The closure landed at the worst possible moment for a business that serves the Centre at Laurel shopping center on Baltimore Avenue. Instead of a packed dining room and takeout rush, the restaurant remained closed Sunday, May 10, 2026, after county permitting problems forced it to stop operating.

The shutdown came just days after a violent Cinco de Mayo gathering at the same shopping center sharpened attention on the site. On Tuesday, May 6, 2026, three people were shot and two people were stabbed in separate incidents in the parking lot between Amigos Mexican Grill and LongHorn Steakhouse around 10:30 p.m.

Laurel police said a party under two tents at Amigos had grown large before officers shut it down early after a fight broke out. Police later identified Shon Juan Cook Jr., 26, of Howard County, as the suspect in the stabbing case and said an arrest warrant had been issued for him. Investigators were also seeking an unidentified shooting suspect and said they had reviewed video footage and shared photos to help identify him.

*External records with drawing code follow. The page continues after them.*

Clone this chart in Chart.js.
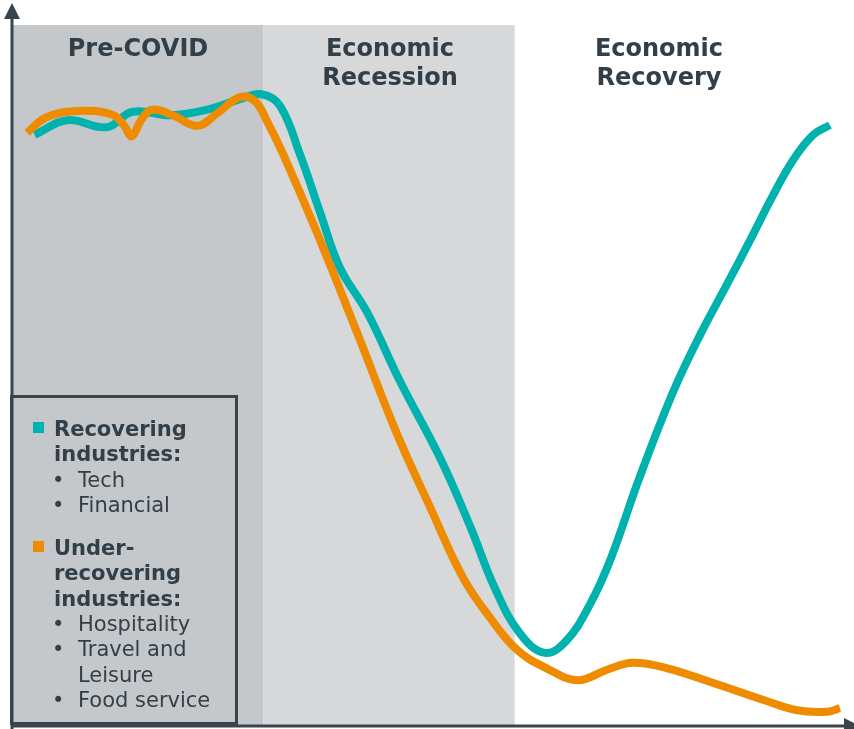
<!DOCTYPE html>
<html>
<head>
<meta charset="utf-8">
<title>Recovering vs under-recovering industries</title>
<script src="https://cdn.jsdelivr.net/npm/chart.js@4.4.1/dist/chart.umd.min.js"></script>
<style>
  body { margin: 0; background: #fff; }
  #wrap { position: relative; width: 854px; height: 729px; font-family: "DejaVu Sans", Verdana, sans-serif; color: #333f48; }
  #chart { position: absolute; left: 0; top: 0; }
  .hdr { position: absolute; width: 260px; text-align: center; font-weight: bold; font-size: 24px; line-height: 29px; }
  #legend { position: absolute; left: 10px; top: 395px; width: 222px; height: 324px; border: 3px solid #3b444d; }
  .grp { position: absolute; left: 0; font-size: 21px; line-height: 25.4px; white-space: nowrap; }
  .mark { position: absolute; width: 11px; height: 11px; }
  .b { font-weight: bold; }
</style>
</head>
<body>
<div id="wrap">
  <canvas id="chart" width="854" height="729"></canvas>
</div>

<script>
// phases on the x axis (0..100 = whole timeline)
var phaseBounds = [0, 30, 60, 100];
var phaseLabels = [['Pre-COVID'], ['Economic', 'Recession'], ['Economic', 'Recovery']];

// recovering industries (teal)
var recoveringX = [2.7, 6.6, 11.3, 14.4, 18.9, 23.3, 27.2, 29.8, 32.0, 34.4, 36.8, 39.1, 42.4, 46.3, 51.1, 54.7, 57.6, 60.6, 63.6, 66.2, 69.0, 71.4, 74.9, 78.9, 82.1, 85.3, 88.1, 90.7, 93.2, 95.6, 97.6];
var recoveringY = [84.3, 86.4, 85.4, 87.6, 87.1, 87.9, 89.4, 90.1, 88.4, 81.4, 73.1, 65.4, 58.9, 49.1, 38.1, 28.3, 19.6, 13.1, 10.3, 12.1, 17.3, 23.6, 35.4, 47.6, 55.7, 62.9, 69.3, 75.4, 80.7, 84.3, 85.7];

// under-recovering industries (orange)
var underX = [1.8, 3.9, 6.6, 9.9, 12.3, 13.4, 14.3, 15.4, 16.7, 19.2, 22.1, 24.5, 27.2, 29.0, 30.5, 32.3, 36.4, 41.2, 45.9, 49.9, 53.8, 57.0, 60.3, 63.8, 67.5, 71.0, 74.1, 78.2, 83.7, 89.6, 93.7, 97.3, 98.8];
var underY = [84.6, 86.7, 87.6, 87.7, 87.0, 85.6, 84.1, 86.4, 87.9, 87.1, 85.6, 87.4, 89.7, 89.1, 86.1, 81.7, 70.3, 56.0, 41.7, 31.1, 21.1, 15.4, 10.7, 8.1, 6.4, 7.9, 8.9, 8.1, 6.0, 3.6, 2.1, 1.9, 2.4];

// legend text
var legendTitles = [['Recovering', 'industries:'], ['Under-', 'recovering', 'industries:']];
var legendItems = [[['Tech'], ['Financial']], [['Hospitality'], ['Travel and', 'Leisure'], ['Food service']]];

var TEAL = '#00b2ad';
var ORANGE = '#ee8b00';
var AXIS = '#3b444d';

function toPoints(xs, ys) {
  var pts = [];
  for (var i = 0; i < xs.length; i++) {
    pts.push({ x: xs[i], y: ys[i] });
  }
  return pts;
}

// shaded phases under the lines, axes with arrows on top
var phasePlugin = {
  id: 'phases',
  beforeDatasetsDraw: function(chart) {
    var ctx = chart.ctx;
    var area = chart.chartArea;
    var x = chart.scales.x;
    var fills = ['#c5c8cb', '#d7d8da', '#ffffff'];
    ctx.save();
    for (var i = 0; i < phaseBounds.length - 1; i++) {
      var x0 = x.getPixelForValue(phaseBounds[i]);
      var x1 = x.getPixelForValue(phaseBounds[i + 1]);
      ctx.fillStyle = fills[i];
      ctx.fillRect(x0, area.top, x1 - x0, area.bottom - area.top);
    }
    ctx.restore();
  },
  afterDraw: function(chart) {
    var ctx = chart.ctx;
    var area = chart.chartArea;
    var ox = area.left;
    var oy = area.bottom + 1;
    ctx.save();
    ctx.strokeStyle = AXIS;
    ctx.fillStyle = AXIS;
    ctx.lineWidth = 3;
    ctx.beginPath();
    ctx.moveTo(ox, chart.height);
    ctx.lineTo(ox, 15);
    ctx.moveTo(ox, oy);
    ctx.lineTo(chart.width - 8, oy);
    ctx.stroke();
    // arrow heads
    ctx.beginPath();
    ctx.moveTo(ox, 3);
    ctx.lineTo(ox - 8, 19);
    ctx.lineTo(ox + 8, 19);
    ctx.closePath();
    ctx.fill();
    ctx.beginPath();
    ctx.moveTo(chart.width + 6, oy);
    ctx.lineTo(chart.width - 10, oy - 8);
    ctx.lineTo(chart.width - 10, oy + 8);
    ctx.closePath();
    ctx.fill();
    ctx.restore();
  }
};

var ctx = document.getElementById('chart');
var chart = new Chart(ctx, {
  type: 'line',
  data: {
    datasets: [{
      label: 'Recovering industries',
      data: toPoints(recoveringX, recoveringY),
      borderColor: TEAL,
      order: 2
    }, {
      label: 'Under-recovering industries',
      data: toPoints(underX, underY),
      borderColor: ORANGE,
      order: 1
    }]
  },
  options: {
    responsive: false,
    animation: false,
    layout: { padding: { left: 12, right: 4, top: 25, bottom: 4 } },
    elements: {
      point: { radius: 0 },
      line: { borderWidth: 8, tension: 0.4, fill: false }
    },
    scales: {
      x: { type: 'linear', min: 0, max: 100, display: false },
      y: { min: 0, max: 100, display: false }
    },
    plugins: {
      legend: { display: false },
      tooltip: { enabled: false }
    }
  },
  plugins: [phasePlugin]
});

// phase headings
var wrap = document.getElementById('wrap');
var hdrCenters = [138, 390, 659];
for (var i = 0; i < phaseLabels.length; i++) {
  var h = document.createElement('div');
  h.className = 'hdr';
  h.style.left = (hdrCenters[i] - 130) + 'px';
  h.style.top = '34px';
  h.innerHTML = phaseLabels[i].join('<br>');
  wrap.appendChild(h);
}

// legend box
var legend = document.createElement('div');
legend.id = 'legend';
wrap.appendChild(legend);
var groupColors = [TEAL, ORANGE];
var groupTops = [416.7, 535.7];
for (var g = 0; g < legendTitles.length; g++) {
  var gTop = groupTops[g];
  var mark = document.createElement('div');
  mark.className = 'mark';
  mark.style.background = groupColors[g];
  mark.style.left = '33px';
  mark.style.top = (gTop + 5.5) + 'px';
  wrap.appendChild(mark);

  var row = 0;
  legendTitles[g].forEach(function(t) {
    var d = document.createElement('div');
    d.className = 'grp b';
    d.style.left = '54px';
    d.style.top = (gTop + row * 25.4) + 'px';
    d.textContent = t;
    wrap.appendChild(d);
    row++;
  });
  legendItems[g].forEach(function(item) {
    item.forEach(function(t, k) {
      if (k === 0) {
        var bullet = document.createElement('div');
        bullet.className = 'grp';
        bullet.style.left = '52px';
        bullet.style.top = (gTop + row * 25.4) + 'px';
        bullet.textContent = '\u2022';
        wrap.appendChild(bullet);
      }
      var d = document.createElement('div');
      d.className = 'grp';
      d.style.left = '78px';
      d.style.top = (gTop + row * 25.4) + 'px';
      d.textContent = t;
      wrap.appendChild(d);
      row++;
    });
  });
}
</script>
</body>
</html>
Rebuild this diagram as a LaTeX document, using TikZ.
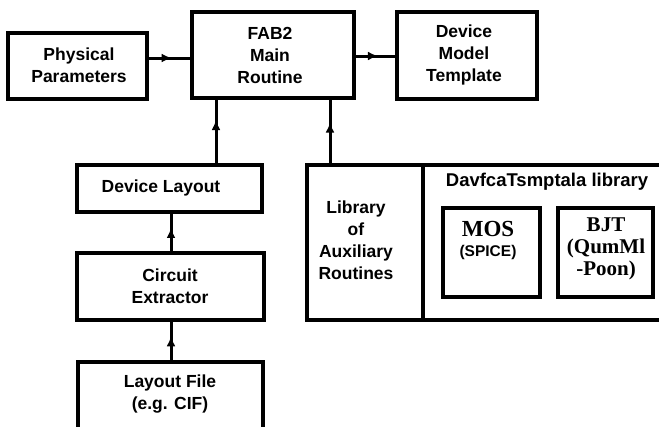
\documentclass[tikz,border=0pt]{standalone}
\usepackage{fontspec}
\setmainfont{Liberation Sans}
\newfontfamily\serifb{Liberation Serif}
\usetikzlibrary{decorations.markings,arrows.meta}
\begin{document}
\begin{tikzpicture}[x=1pt,y=-1pt,
  box/.style={draw, line width=3.2pt, inner sep=0pt},
  thickbox/.style={draw, line width=4.2pt, inner sep=0pt},
  lbl/.style={font=\fontsize{17.5}{22}\selectfont\bfseries, align=center},
  conn/.style={line width=3pt},
  midarrow/.style={postaction={decorate}, decoration={markings, mark=at position #1 with {\arrow{Latex[length=10pt,width=9pt]}}}}
]
\useasboundingbox (0,0) rectangle (659,426);
\clip (0,0) rectangle (659,426);

% boxes
\node[box, minimum width=139pt, minimum height=66pt] (phys) at (77.5,66) {};
\node[lbl] at (79,65) {Physical\\Parameters};

\node[box, minimum width=162pt, minimum height=86pt] (fab) at (273,55) {};
\node[lbl] at (270,55) {FAB2\\Main\\Routine};

\node[box, minimum width=140pt, minimum height=87pt] (dmt) at (467,55.5) {};
\node[lbl] at (464,55) {Device\\Model\\Template};

\node[box, minimum width=185pt, minimum height=47pt] (devl) at (169.5,188.5) {};
\node[lbl] at (161,188) {Device Layout};

\node[box, minimum width=187pt, minimum height=67pt] (circ) at (170.5,286.5) {};
\node[lbl] at (170,286) {Circuit\\Extractor};

\node[box, minimum width=185pt, minimum height=80pt] (lf) at (170.5,402) {};
\node[lbl] at (170,394) {Layout File\\(e.g. CIF)};

\node[box, minimum width=363pt, minimum height=155pt] (big) at (488.5,242.5) {};
\coordinate (dv) at (423,0);
\draw[line width=3.2pt] (dv |- big.north) -- (dv |- big.south);
\node[lbl] at (356,240) {Library\\of\\Auxiliary\\Routines};
\node[font=\fontsize{18.5}{22}\selectfont\bfseries] (dtl) at (547,182) {DavfcaTsmptala library};

\node[thickbox, minimum width=97pt, minimum height=89pt] (mos) at (491.5,252.5) {};
\node[font=\serifb\fontsize{23}{22}\selectfont\bfseries, align=center] at (488,229) {MOS};
\node[font=\fontsize{15.5}{22}\selectfont\bfseries] at (488,252) {(SPICE)};

\node[thickbox, minimum width=95pt, minimum height=89pt] (bjt) at (605.5,252.5) {};
\node[font=\serifb\fontsize{21}{22}\selectfont\bfseries, align=center] at (606,249) {BJT\\(QumMl\\-Poon)};

% connectors
\coordinate (h1) at (0,58);
\coordinate (h2) at (0,56);
\draw[conn, midarrow=0.55] (phys.east |- h1) -- (fab.west |- h1);
\draw[conn, midarrow=0.56] (fab.east |- h2) -- (dmt.west |- h2);

\coordinate (v1) at (216,0);
\coordinate (v2) at (330,0);
\coordinate (v3) at (171,0);
\draw[conn, midarrow=0.68] (v1 |- devl.north) -- (v1 |- fab.south);
\draw[conn, midarrow=0.64] (v2 |- big.north) -- (v2 |- fab.south);
\draw[conn, midarrow=0.62] (v3 |- circ.north) -- (v3 |- devl.south);
\draw[conn, midarrow=0.62] (v3 |- lf.north) -- (v3 |- circ.south);
\end{tikzpicture}
\end{document}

Mayor Keith R. Sydnor publicly praised Laurel police and Prince George’s County police for their quick response and coordinated efforts after the violence. The police response and the permit suspension together underscored how fast a business location can move from a holiday gathering spot to a site of enforcement and disruption.

For Amigos, the timing was especially damaging. Mother’s Day is one of the restaurant’s busiest days of the year, and losing that Sunday likely meant losing a major share of weekend revenue. For Prince George’s County, the episode highlighted how occupancy enforcement can carry immediate economic consequences for a small business, especially when a permit suspension lands right after a public-safety incident.

The sequence of events at the Centre at Laurel also showed how tightly public safety and business operations are linked along Baltimore Avenue. A large crowd, a late-night fight, arrests and warrant searches, then a Mother’s Day closure created a fast-moving picture of how one shopping center can become the focus of both police attention and regulatory action in the span of a few days.